Note: Maia 100 uses the new Microscaling (MX) formats, so the TOPS/TFLOPS numbers are not a direct comparison versus the others.
Accelerator | FP64 TFLOPS | BF/FP16 TFLOPS | FP8 TFLOPS | INT8 TOPS | INT/FP4 T(FL)OPS | HBM (GB) | HBM BW (TB/s) | TDP (W) |
---|---|---|---|---|---|---|---|---|
A100 SXM | 19.5 | 312 | N/A | 624 | 1248 | 80 | 2 | 400 |
H100 SXM | 67 | 989.5 | 1979 | 1979 | 80 | 3.35 | 700 | |
H200 SXM | 67 | 989.5 | 1979 | 1979 | 141 | 4.8 | 700 | |
TPUv4 | 275 | 275 | 32 | 1.2 | 170 | |||
TPUv5p | 459 | 918 | 95 | 2.8 | ??? | |||
MI250X | 95.7 | 383 | 383 | 383 | 128 | 3.2 | 500 | |
MI300X | 163.4 | 1300 | 2610 | 2600 | 192 | 5.3 | 750 | |
Maia 100 | 800 | 1600 MXINT8 | 3200 MXFP4 | 64 | 1.6 | 860 |
At a high level we can see that the NVIDIA GPUs have much higher topline TFLOPS vs the AMD ones at lower precision (lower precision is what really matters for Deep Learning workloads). In contrast AMD has much higher TFLOPS at high precision (FP64) – this is only useful for traditional HPC workloads. As a side note, the peak TFLOPS in NVIDIA GPUs is probably not actually achievable. As of August 2023, the peak FP16 TFLOPS achievable on an H100 on random input data via cuBLAS was only 670!

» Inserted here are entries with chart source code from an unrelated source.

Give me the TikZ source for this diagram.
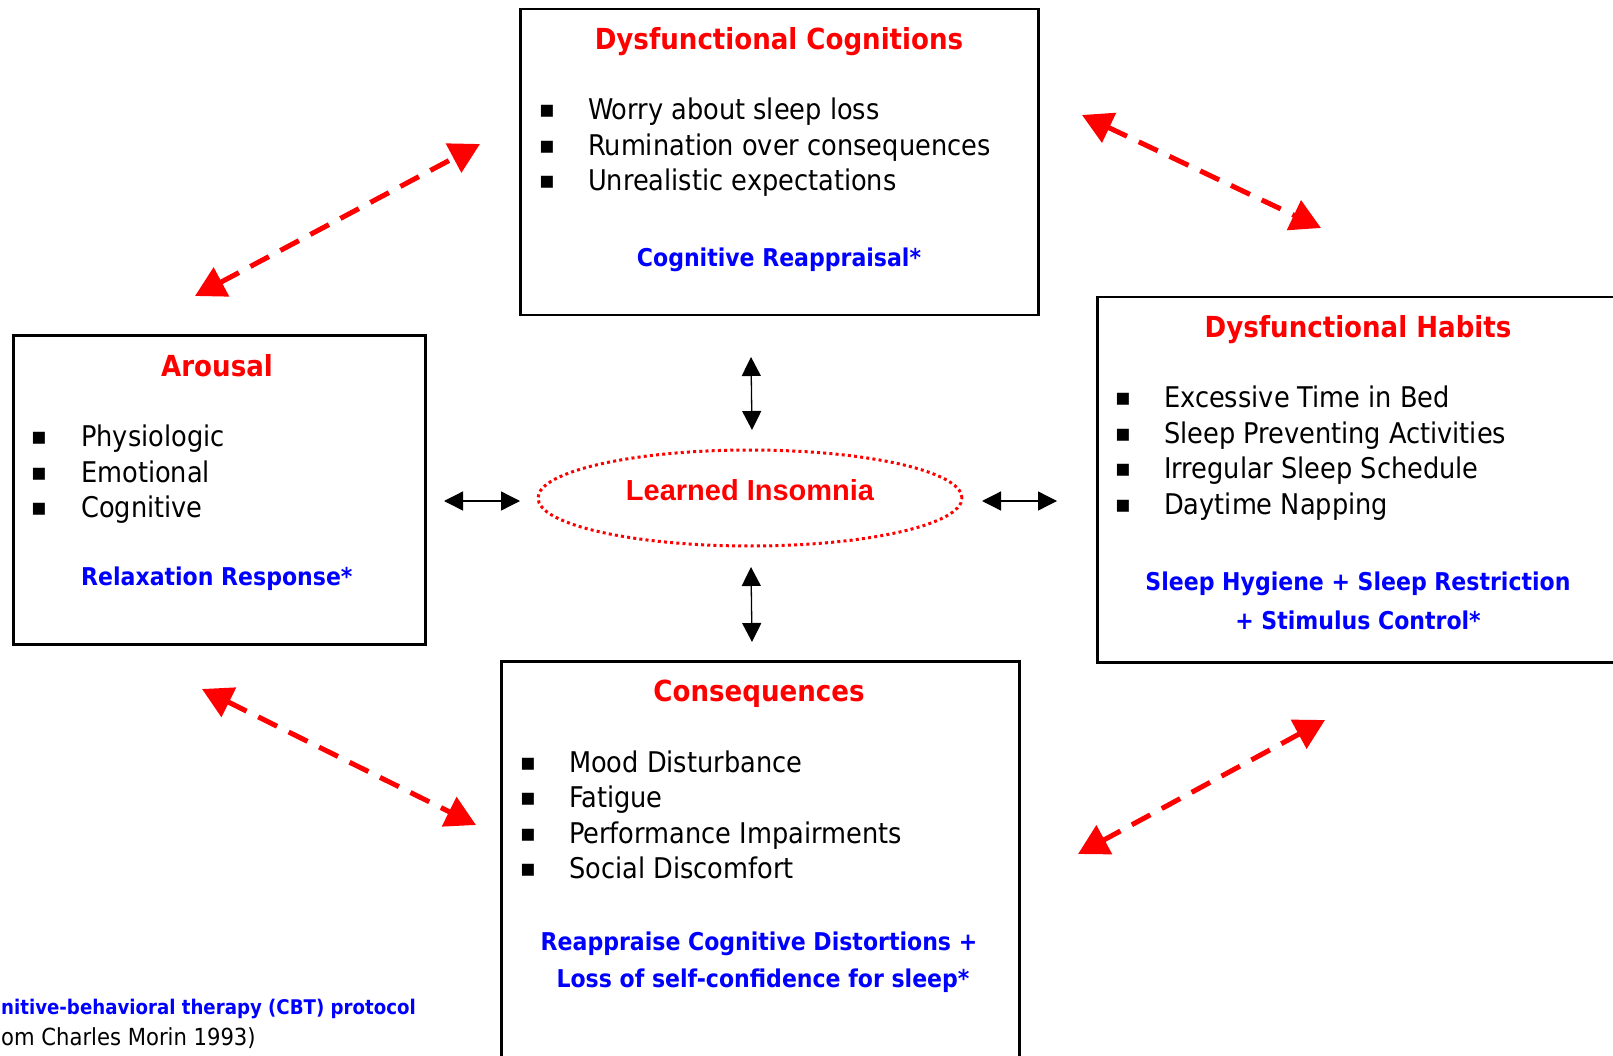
\documentclass[tikz,border=0pt]{standalone}
\usepackage{fontspec}
\setmainfont{DejaVu Sans Condensed}
\newfontfamily\bodyf{DejaVu Sans Condensed}
\newfontfamily\ariaf{Liberation Sans}
\newfontfamily\comicf{DejaVu Sans Condensed}
\newfontfamily\symf{DejaVu Sans}
\usetikzlibrary{arrows.meta,shapes.geometric}
\definecolor{hred}{RGB}{255,0,0}
\definecolor{hblue}{RGB}{0,0,255}
\begin{document}
\begin{tikzpicture}[x=1pt,y=-1pt,
  box/.style={draw=black, line width=2.5pt, rectangle, inner sep=0pt, anchor=north west},
  heading/.style={font=\bodyf\bfseries\fontsize{29}{34}\selectfont, text=hred, inner sep=0pt},
  item/.style={font=\bodyf\fontsize{28.5}{34}\selectfont, inner sep=0pt, anchor=mid west},
  bul/.style={font=\symf\fontsize{24}{30}\selectfont, inner sep=0pt},
  therapy/.style={font=\comicf\bfseries\fontsize{24.5}{30}\selectfont, text=hblue, inner sep=0pt},
  redarr/.style={draw=hred, line width=5pt, dash pattern=on 21pt off 13pt,
    {Triangle[length=30pt,width=32pt]}-{Triangle[length=30pt,width=32pt]}},
  blkarr/.style={draw=black, line width=1.3pt,
    {Triangle[length=19pt,width=19pt]}-{Triangle[length=19pt,width=19pt]}}
]
\useasboundingbox (0,0) rectangle (1613,1056);
\clip (0,0) rectangle (1613,1056);

% boxes
\node[box, minimum width=518pt, minimum height=306pt] (cog) at (519,8) {};
\node[box, minimum width=412pt, minimum height=309pt] (aro) at (12,334) {};
\node[box, minimum width=540pt, minimum height=365pt] (hab) at (1096,296) {};
\node[box, minimum width=518pt, minimum height=420pt] (con) at (500,660) {};

% Dysfunctional Cognitions
\node[heading] (cogT) at (779,42) {Dysfunctional Cognitions};
\node[bul] (cogb1) at (547,111) {▪};
\node[bul] (cogb2) at (547,147) {▪};
\node[bul] (cogb3) at (547,182) {▪};
\node[item] (cog1) at (588,117) {Worry about sleep loss};
\node[item] (cog2) at (588,153) {Rumination over consequences};
\node[item] (cog3) at (588,188) {Unrealistic expectations};
\node[therapy] (cogR) at (779,260) {Cognitive Reappraisal*};

% Arousal
\node[heading] (aroT) at (217,366) {Arousal};
\node[bul] (arob1) at (39,438) {▪};
\node[bul] (arob2) at (39,474) {▪};
\node[bul] (arob3) at (39,509) {▪};
\node[item] (aro1) at (81,444) {Physiologic};
\node[item] (aro2) at (81,480) {Emotional};
\node[item] (aro3) at (81,515) {Cognitive};
\node[therapy, anchor=mid west] (aroR) at (81,583) {Relaxation Response*};

% Dysfunctional Habits
\node[heading] (habT) at (1358,330) {Dysfunctional Habits};
\node[bul] (habb1) at (1123,399) {▪};
\node[bul] (habb2) at (1123,435) {▪};
\node[bul] (habb3) at (1123,470) {▪};
\node[bul] (habb4) at (1123,506) {▪};
\node[item] (hab1) at (1164,405) {Excessive Time in Bed};
\node[item] (hab2) at (1164,441) {Sleep Preventing Activities};
\node[item] (hab3) at (1164,476) {Irregular Sleep Schedule};
\node[item] (hab4) at (1164,512) {Daytime Napping};
\node[therapy] (habR1) at (1358,584) {Sleep Hygiene + Sleep Restriction};
\node[therapy] (habR2) at (1358,620) {+ Stimulus Control*};

% Consequences
\node[heading] (conT) at (759,694) {Consequences};
\node[bul] (conb1) at (528,764) {▪};
\node[bul] (conb2) at (528,799) {▪};
\node[bul] (conb3) at (528,835) {▪};
\node[bul] (conb4) at (528,870) {▪};
\node[item] (con1) at (569,770) {Mood Disturbance};
\node[item] (con2) at (569,805) {Fatigue};
\node[item] (con3) at (569,841) {Performance Impairments};
\node[item] (con4) at (569,876) {Social Discomfort};
\node[therapy] (conR1) at (759,944) {Reappraise Cognitive Distortions +};
\node[therapy] (conR2) at (763,981) {Loss of self-confidence for sleep*};

% center ellipse
\node[draw=hred, line width=3pt, dash pattern=on 3pt off 3.2pt, ellipse,
  minimum width=424pt, minimum height=96pt, inner sep=0pt] (ins) at (750,498) {};
\node[font=\ariaf\bfseries\fontsize{29}{32}\selectfont, text=hred, inner sep=0pt] (insT) at (750,490) {Learned Insomnia};

% small black arrows
\coordinate (ut) at (751,357); \coordinate (ub) at (752,430);
\coordinate (dt) at (751,567); \coordinate (db) at (752,642);
\coordinate (ll) at (444,501); \coordinate (lr) at (520,501);
\coordinate (rl) at (982,501); \coordinate (rr) at (1057,501);
\draw[blkarr] (ut) -- (ub);
\draw[blkarr] (dt) -- (db);
\draw[blkarr] (ll) -- (lr);
\draw[blkarr] (rl) -- (rr);

% red dashed arrows
\coordinate (a1) at (195,296); \coordinate (a2) at (480,144);
\coordinate (b1) at (1082,115); \coordinate (b2) at (1321,228);
\coordinate (c1) at (202,689); \coordinate (c2) at (476,825);
\coordinate (d1) at (1325,720); \coordinate (d2) at (1078,854);
\draw[redarr] (a1) -- (a2);
\draw[redarr] (b1) -- (b2);
\draw[redarr] (c1) -- (c2);
\draw[redarr] (d1) -- (d2);

% footnote
\node[font=\comicf\bfseries\fontsize{20.2}{22}\selectfont, text=hblue, inner sep=0pt, anchor=mid west] (fn1) at (1,1012) {nitive-behavioral therapy (CBT) protocol};
\node[font=\comicf\fontsize{23.5}{26}\selectfont, inner sep=0pt, anchor=mid west] (fn2) at (1,1043) {om Charles Morin 1993)};
\end{tikzpicture}
\end{document}
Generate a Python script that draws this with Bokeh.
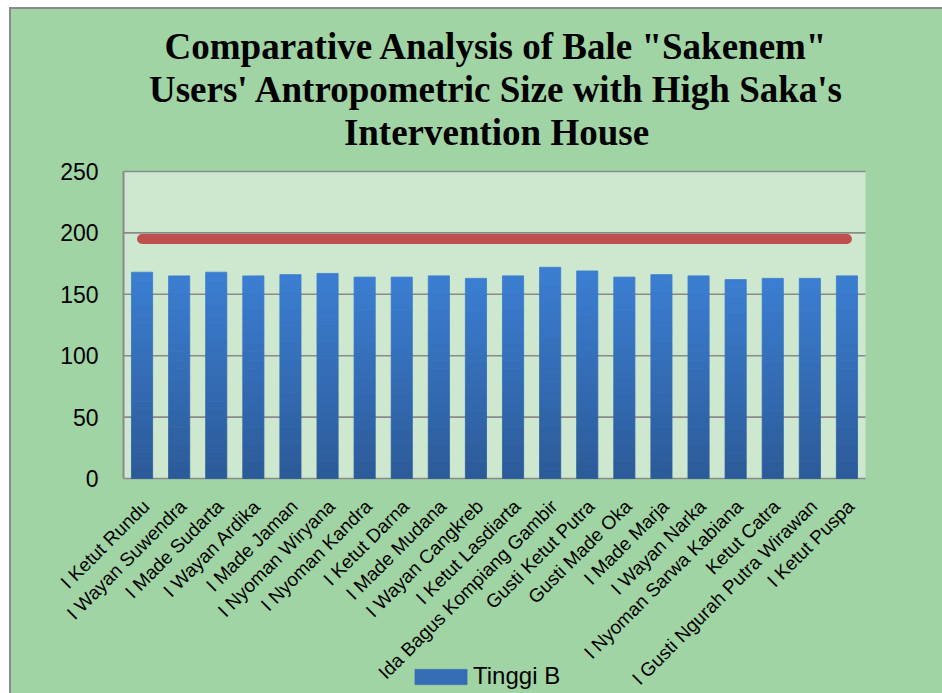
from bokeh.plotting import figure
from bokeh.models import Range1d, Legend, LegendItem, Title
from bokeh.core.properties import value
from bokeh.embed import file_html
from bokeh.resources import INLINE
import math

names = ["I Ketut Rundu", "I Wayan Suwendra", "I Made Sudarta", "I Wayan Ardika",
         "I Made Jaman", "I Nyoman Wiryana", "I Nyoman Kandra", "I Ketut Darna",
         "I Made Mudana", "I Wayan Cangkreb", "I Ketut Lasdiarta",
         "Ida Bagus Kompiang Gambir", "Gusti Ketut Putra", "Gusti Made Oka",
         "I Made Marja", "I Wayan Narka", "I Nyoman Sarwa Kabiana", "Ketut Catra",
         "I Gusti Ngurah Putra Wirawan", "I Ketut Puspa"]
tinggi_b = [168, 165, 168, 165, 166, 167, 164, 164, 165, 163, 165, 172, 169, 164,
            166, 165, 162, 163, 163, 165]
saka_height = [195] * len(names)
y_ticks = [0, 50, 100, 150, 200, 250]
y_tick_labels = ["0", "50", "100", "150", "200", "250"]

title_lines = ['Comparative Analysis of Bale "Sakenem"',
               "Users' Antropometric Size with High Saka's",
               "Intervention House"]

OUTER = "#A0D4A4"
INNER = "#CDE8CF"
GRID = "#8a8a8a"

n = len(names)
idx = list(range(n))
y_min, y_max = y_ticks[0], y_ticks[-1]

# layout geometry (pixels)
px_per_cat = 37.1
px_per_unit = 307 / (y_max - y_min)
x_start = -0.5 - 73 / px_per_cat
x_end = n - 0.5 + 77 / px_per_cat
y_end = y_max + 14 / px_per_unit
y_start = y_min - 215 / px_per_unit

p = figure(frame_width=892, frame_height=536,
           x_range=Range1d(x_start, x_end), y_range=Range1d(y_start, y_end),
           x_axis_location=None, y_axis_location=None,
           output_backend="svg", toolbar_location=None,
           min_border_left=39, min_border_right=0, min_border_top=148,
           min_border_bottom=0)
p.styles = {"margin-left": "9px", "margin-top": "7px", "background-color": OUTER,
            "border-left": "2px solid #8a8a8a", "border-top": "2px solid #8a8a8a"}
p.title = None
p.border_fill_color = None
p.background_fill_color = None
p.outline_line_color = None
p.xgrid.visible = False
p.ygrid.visible = False

# title lines (the first added sits closest to the plot)
p.add_layout(Title(text=" ", text_font_size="3px", standoff=0, text_color=OUTER), "above")
for line in reversed(title_lines):
    p.add_layout(Title(text=line, align="center", text_font="Liberation Serif",
                       text_font_size="37px", text_font_style="bold",
                       text_color="#000000", standoff=0), "above")

# plot area, grid lines and left border
p.quad(left=[-0.5], right=[n - 0.5], bottom=[y_min], top=[y_max],
       fill_color=INNER, line_color=None)
p.segment(x0=[-0.5] * len(y_ticks), x1=[n - 0.5] * len(y_ticks), y0=y_ticks, y1=y_ticks,
          line_color=GRID, line_width=1.6)
p.segment(x0=[-0.5], x1=[-0.5], y0=[y_min], y1=[y_max], line_color=GRID, line_width=2)

# gradient bars as stacked slices of each bar
n_slices = 24
top_rgb = (59, 126, 210)
bot_rgb = (44, 90, 152)
slice_renderers = []
for k in range(n_slices):
    f = (k + 0.5) / n_slices
    c = tuple(int(round(bot_rgb[i] + (top_rgb[i] - bot_rgb[i]) * f)) for i in range(3))
    col = "#%02x%02x%02x" % c
    r = p.vbar(x=idx, top=[v * (k + 1) / n_slices for v in tinggi_b],
               bottom=[v * k / n_slices for v in tinggi_b], width=0.57,
               fill_color=col, line_color=col, line_width=0.8)
    slice_renderers.append(r)

p.line(x=idx, y=saka_height, line_color="#C0504D", line_width=10, line_cap="round")

# y tick labels
p.text(x=[-0.5] * len(y_ticks), y=y_ticks, text=y_tick_labels, x_offset=-25,
       text_align="right", text_baseline="middle", text_font=value("Liberation Sans"),
       text_font_size="23px", text_color="#000000")

# category labels, rotated 45 degrees
label_y = y_min - 20
p.text(x=idx, y=[label_y] * n, text=names, angle=math.pi / 4, x_offset=4,
       text_align="right", text_baseline="middle", text_font=value("Liberation Sans"),
       text_font_size="19px", text_color="#000000")

legend = Legend(items=[LegendItem(label="Tinggi B", renderers=[slice_renderers[n_slices // 2]])],
                location=(358, 3), orientation="horizontal",
                glyph_width=65, glyph_height=19, label_standoff=0,
                label_text_font="Liberation Sans", label_text_font_size="24px",
                label_text_color="#000000", border_line_color=None,
                background_fill_alpha=0, padding=0, margin=0, spacing=0)
p.add_layout(legend, "center")

open("out.html", "w").write(file_html(p, INLINE))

Each TPU chip has much lower peak TFLOPS vs GPUs, but they also have a much lower TDP (this is not the only metric that matters, but the TFLOPS / Watt on TPUv4 is better than on A100!). And since TPUs have really great interconnect (see the next table), doing computation across multiple TPUs that you would do in a single GPU is not a problem.
The second table goes to a larger scale and looks at the interconnect between accelerators. Unlike the above table, some of the details below are trickier to find, e.g. the intra-node topology of the AMD GPUs. I’ve linked sources to where I found the information to make it easier to track and verify. Since the Maia 100 was just announced at the time of writing I could not find detailed information about its topology.
Accelerator | Local interconnect size | Local interconnect bandwidth (bidirectional) | Local interconnect topology |
---|---|---|---|
A100 SXM | 8 per node (NVLink) | 600 GB/s between any 2 GPUs | all-to-all |
H100 SXM | 8 per node (NVLink), 256 possible with NVLink Switch | 950 GB/s between any 2 GPUs | all-to-all |
TPUv4 | 4096 per pod | 600 GB/s between connected TPUs | 3D torus |
TPUv5p | 8960 per pod | 1200 GB/s between connected TPUs | 3D torus |
MI250X | 8 per node | 100 GB/s per link | non-uniform |
MI300X | 8 per node | 128 GB/s between any 2 GPUs | all-to-all |
Maia 100 | ??? | ??? | ??? |
This last table looks at the accelerator from a silicon perspective.
Some info isn’t public at the time of this article so they’re not specified below or denoted with ?
.
Accelerator | Process | HBM | # Dies |
---|---|---|---|
A100 SXM | 7nm | HBM2e, 8 high, 5 stacks | 1 GPU die |
H100 SXM | 5nm | HBM3, 8 high, 5 stacks | 1 GPU die |
H200 SXM | 5nm | HBM3e, 8 high, 6 stacks | 1 GPU die |
TPUv4 | 7nm | HBM2, 4? high, 4 stacks | 1 TPU die |
TPUv5p | 5nm? | HBM3, ? high, ? stacks | 1 TPU die |
MI250X | 6nm | HBM2e, 8 high, 8 stacks | 2 MI200 dies |
MI300X | 5nm (XCD Die) & 6nm (base IO Die) | HBM3, 12 high, 8 stacks | 4 IO dies, 2 XCD per IO die |
Maia 100 | 5nm | HBM3, 8 high, 4 stacks | 1 GPU die |
Most accelerators are a single logic die + a few stacks of HBM dies right next to it packaged via CoWoS. AMD is the exception, with multiple logic dies packaged together instead of a single big logic die. Rumors are the B100 (next-gen NVIDIA GPU to be announced in a few months) has 2 logic dies similar to MI250x.